Allow me to illustrate with an example. Lets say you are working with this simplified XML document:

<Account>
<Owner>
<ContactInfo>
<Name>Tom Jones</Name>
...
</ContactInfo>
...
</Owner>
<Cosigner>
<ContactInfo>
<Name>Jim Johnson</Name>
...
</ContactInfo>
...
</Cosigner>
</Account>

Dom4j makes it easy to find the Cosigner node:
Node cosignerNode = document.selectSingleNode("/Account/Cosigner");

and at first glance, I thought the following code snippet would return the Cosigner's name:
cosignerNode.selectSingleNode("//ContactInfo/Name") => "Tom Jones"

Counter intuitively, this code returns 'Tom Jones'. This is because when you start an XPath query with '/' or '//', Dom4j will traverse the DOM back up to the root node to begin its search. By removing the leading slashes, it works as expected:
cosignerNode.selectSingleNode("ContactInfo/Name") => "Jim Johnson"

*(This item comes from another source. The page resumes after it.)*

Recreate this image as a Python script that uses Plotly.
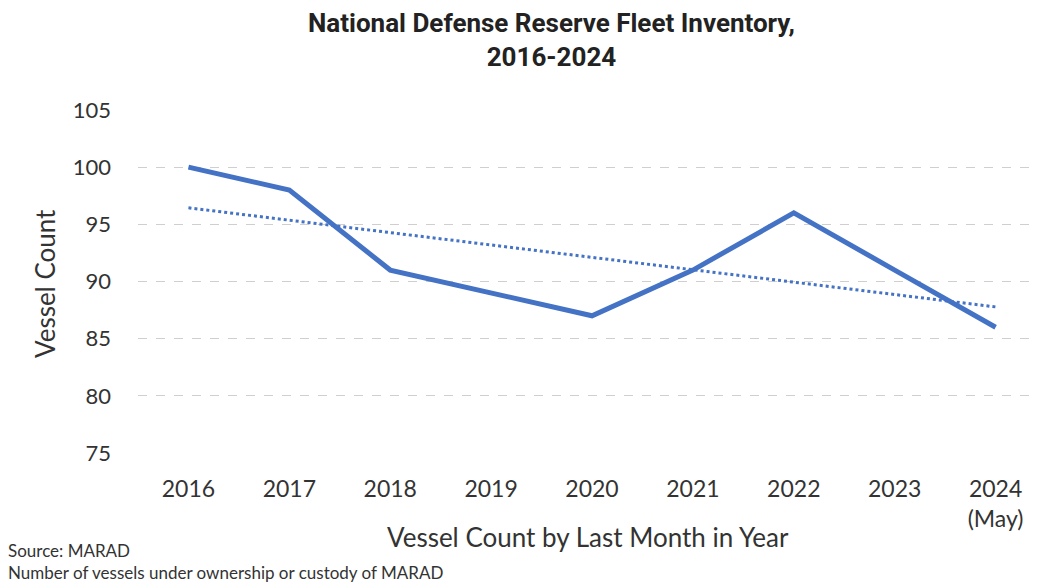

So in conclusion, be careful whenever you use selectSingleNode; make sure that you understand that whenever you use // relative XPath queries, the result will come from the root of the entire document, and will not be limited to children of the node on which you invoke it.

5 comments:

Mihai Campean said...

This is dead on! I encountered the same issue with dom4j and I got so pissed off because I didn't know how to use the XPath expressions to select some info from certain nodes. Thanks Jared!

Tim said...

Thanks, I ran into the same issue when dealing with dom4j until I found your page. Quite counter-intuitive, I assumed that "/" or "//" would operate using the selected node as the root.

sjgibbs said...

The convention of "/" as the root came from UNIX so has quite a heritage. Relative URLs work the same way for the same reason.

"//" is new to Xpath, but the leading "/" is unabiguously "root" followed by an implicit use of (I suspect) the descendant-or-self axis. You can use a similar axis explicitly to get the behavior you expected from "//":

cosignerNode.selectSingleNode("descendant::Name")

Note that Xpaths using // are hideously slow since they imply a search of the *entire* tree - right down to every leaf node. Using axes ensures your code runs a *lot* faster since you exclude more of the tree from the search.

See also:

http://www.w3schools.com/xpath/xpath_axes.asp

dontcare said...

Have you looked at VTD-XML? it is 10x faster and 5x more memory efficent tha DOM4J or JDOM

http://vtd-xml.sf.net

Mike Talbutt said...

Thanks - thats been doing my head in all day !.